Prise de pouvoir de Viktor Orbán en 2010 en Hongrie, élection du parti Droit et Justice (PiS) en Pologne en 2015, « non » au référendum sur l’Europe aux Pays-Bas en avril 2016, Brexit en juin 2016, primaire républicaine aux États-Unis gagnée par Donald Trump à l’été 2016, annulation des élections en Autriche, risque de voir Marine Le Pen au deuxième tour des élections présidentielles françaises en mai 2017 : un rapide tour d’horizon montre une poussée récente des populismes dans le monde. Comment expliquer cette situation et quels en sont les risques pour nos démocraties ?
Afin de répondre à ces questions, un premier exercice consiste à définir la notion de populisme et à qualifier son impact sur la société. C’est l’objet du débat que la revue Risques a organisé avec Marc-Olivier Padis et Dominique Reynié. Ils soulignent notamment la diversité des notions qui gravitent autour du thème du populisme et constatent que le populisme a toujours été présent, à des degrés divers, au sein des démocraties. Ainsi, revenant sur l’histoire des populismes en France depuis le XIXe siècle, Pierre Martin nous rappelle que la montée des populismes constatée aujourd’hui n’est pas un phénomène nouveau. En période de rupture forte, de mutations socioculturelles et économiques majeures, le populisme a prospéré en France.
Analysant les causes profondes de l’adhésion des électeurs au discours du Front national, Jean-Yves Camus cite la défiance envers la technocratie, la dénonciation permanente des élites et la délégitimation des experts. Il s’interroge sur le rôle que la notion de risque joue dans le succès frontiste et met clairement en évidence le risque pris par les dirigeants du FN comme moteur de leur stratégie de conquête.
Jacques Rupnik focalise son article sur les courants populistes des pays du groupe de Visegrád. Dans chacun de ces pays – autrefois considérés comme exemplaires en termes de transition démocratique – la démocratie libérale a été largement contestée. Des facteurs économiques, des valeurs conservatrices et la poussée migratoire expliquent cet état de fait.
Parallèlement, Stéphane Rozès présente la montée des populismes comme la conséquence directe du paradoxe qui affecte la mondialisation actuelle : la diffusion accélérée de la globalisation financière et numérique uniformise nos façons de produire, d’échanger et de consommer. Alors qu’elle aurait dû rapprocher les peuples, elle les a éloignés et les a poussés à revenir à leurs racines et à leurs traditions spécifiques, s’abritant derrière des frontières ou des communautés ethniques ou religieuses.

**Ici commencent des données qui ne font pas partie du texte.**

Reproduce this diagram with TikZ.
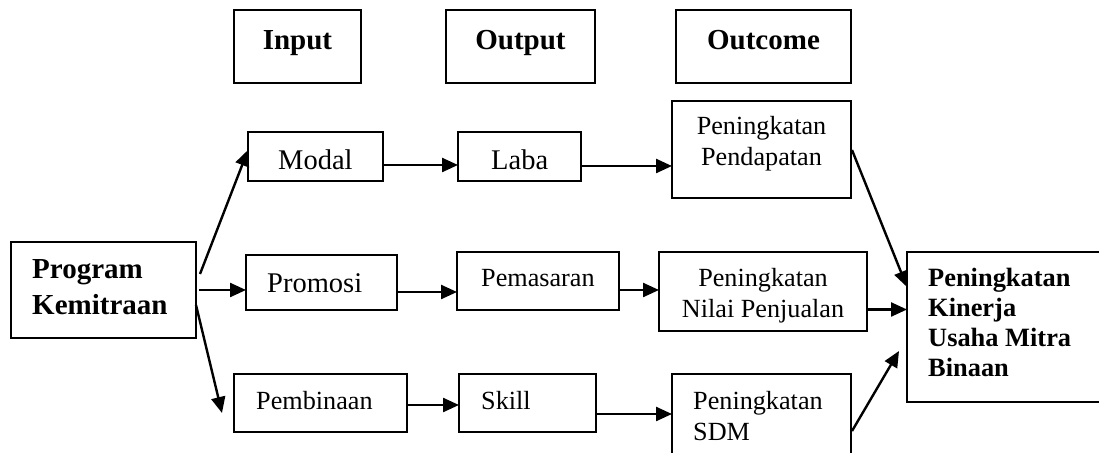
\documentclass[tikz,border=0pt]{standalone}
\usepackage{fontspec}
\setmainfont{Liberation Serif}
\usetikzlibrary{arrows.meta,calc}
\begin{document}
\begin{tikzpicture}[x=1pt,y=1pt,
  box/.style={draw=black,line width=1.8pt,inner sep=0pt,outer sep=0pt,anchor=north west},
  arr/.style={line width=2.4pt,-{Triangle[length=16pt,width=14pt]}},
  hdr/.style={font=\fontsize{29}{34}\selectfont\bfseries,inner sep=0pt,anchor=base},
  bigb/.style={font=\fontsize{29}{36}\selectfont\bfseries,inner sep=0pt,anchor=base west,align=left},
  finb/.style={font=\fontsize{26.4}{30}\selectfont\bfseries,inner sep=0pt,anchor=base west,align=left},
  big/.style={font=\fontsize{28.5}{32}\selectfont,inner sep=0pt,anchor=base west},
  sml/.style={font=\fontsize{26.2}{31}\selectfont,inner sep=0pt,anchor=base west,align=left},
  smlc/.style={font=\fontsize{26.2}{31}\selectfont,inner sep=0pt,anchor=base,align=center}]
\useasboundingbox (0,0) rectangle (1099,452);
\clip (0,0) rectangle (1099,452);
% header boxes
\node[box,minimum width=127pt,minimum height=73pt] (inp) at (234,442) {};
\node[box,minimum width=149pt,minimum height=73pt] (outp) at (446,442) {};
\node[box,minimum width=175pt,minimum height=73pt] (outc) at (676,442) {};
\node[hdr] (tinp) at (297.5,402) {Input};
\node[hdr] (toutp) at (520.5,402) {Output};
\node[hdr] (toutc) at (763.5,402) {Outcome};
% row 1
\node[box,minimum width=135pt,minimum height=49pt] (modal) at (248,320) {};
\node[box,minimum width=123pt,minimum height=49pt] (laba) at (458,320) {};
\node[box,minimum width=179pt,minimum height=97pt] (pp) at (672,351) {};
\node[big] (tmodal) at (278,282) {Modal};
\node[big] (tlaba) at (491,282) {Laba};
\node[smlc] (tpp) at (761.5,286) {Peningkatan\\Pendapatan};
% row 2
\node[box,minimum width=185pt,minimum height=96pt] (prog) at (11,210) {};
\node[box,minimum width=151pt,minimum height=55pt] (promosi) at (246,197) {};
\node[box,minimum width=162pt,minimum height=58pt] (pemasaran) at (457,200) {};
\node[box,minimum width=208pt,minimum height=79pt] (pnp) at (659,200) {};
\node[box,minimum width=220pt,minimum height=150pt] (final) at (907,200) {};
\node[bigb] (tprog) at (32,137) {Program\\Kemitraan};
\node[big] (tpromosi) at (267,159) {Promosi};
\node[sml] (tpemasaran) at (481,165) {Pemasaran};
\node[smlc] (tpnp) at (763,134) {Peningkatan\\Nilai Penjualan};
\node[finb] (tfinal) at (928,75) {Peningkatan\\Kinerja\\Usaha Mitra\\Binaan};
% row 3
\node[box,minimum width=173pt,minimum height=58pt] (pembinaan) at (234,78) {};
\node[box,minimum width=137pt,minimum height=58pt] (skill) at (459,78) {};
\node[box,minimum width=179pt,minimum height=100pt] (sdm) at (672,78) {};
\node[sml] (tpembinaan) at (256,42) {Pembinaan};
\node[sml] (tskill) at (481,42) {Skill};
\node[sml] (tsdm) at (693,12) {Peningkatan\\SDM};
% connectors
\draw[arr] ($(prog.north east)+(4,-32)$) -- ($(modal.north west)+(0,-18)$);
\draw[arr] ($(prog.north east)+(3,-48)$) -- ($(promosi.north west)+(0,-35)$);
\draw[arr] ($(prog.north east)+(0,-63)$) -- ($(pembinaan.north west)+(-12,-39)$);
\draw[arr] ($(modal.north east)+(0,-33)$) -- ($(laba.north west)+(0,-33)$);
\draw[arr] ($(laba.north east)+(0,-34)$) -- ($(pp.north west)+(0,-65)$);
\draw[arr] ($(promosi.north east)+(0,-37)$) -- ($(pemasaran.north west)+(0,-40)$);
\draw[arr] ($(pemasaran.north east)+(0,-38)$) -- ($(pnp.north west)+(0,-38)$);
\draw[arr] ($(pnp.north east)+(0,-57.5)$) -- ($(final.north west)+(0,-57.5)$);
\draw[arr] ($(pembinaan.north east)+(0,-31)$) -- ($(skill.north west)+(0,-31)$);
\draw[arr] ($(skill.north east)+(0,-40)$) -- ($(sdm.north west)+(0,-40)$);
\draw[arr] ($(pp.north east)+(1,-49)$) -- ($(final.north west)+(0,-35)$);
\draw[arr] ($(sdm.north east)+(1,-57)$) -- ($(final.north west)+(-8,-99)$);
\end{tikzpicture}
\end{document}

Enfin, Gérald Bronner souligne le rôle des médias sociaux et d’Internet dans l’émergence des populismes. Il explique que l’absence de régulation des marchés de l’information a favorisé la démagogie cognitive, la diffusion de faits inexacts et, in fine, la manipulation des individus. Ainsi, les messages radicaux gagnent une audience qu’ils n’auraient jamais eue autrefois du fait de cette diffusion incontrôlée des messages.
Situation économique dégradée, sentiment de déclassement des classes moyennes, vague d’immigration mal contrôlée, échec des politiques d’intégration, classes politiques traditionnelles décrédibilisées, tels sont donc les facteurs cités par nos contributeurs pour expliquer cette montée des populismes. Comment réagir ? De nombreuses pistes peuvent être évoquées mais l’une est majoritairement citée : il s’agit de mieux prendre en compte la protection des populations fragilisées par la mondialisation et par la persistance d’un chômage de masse, et de déployer des politiques efficaces d’intégration des populations immigrées.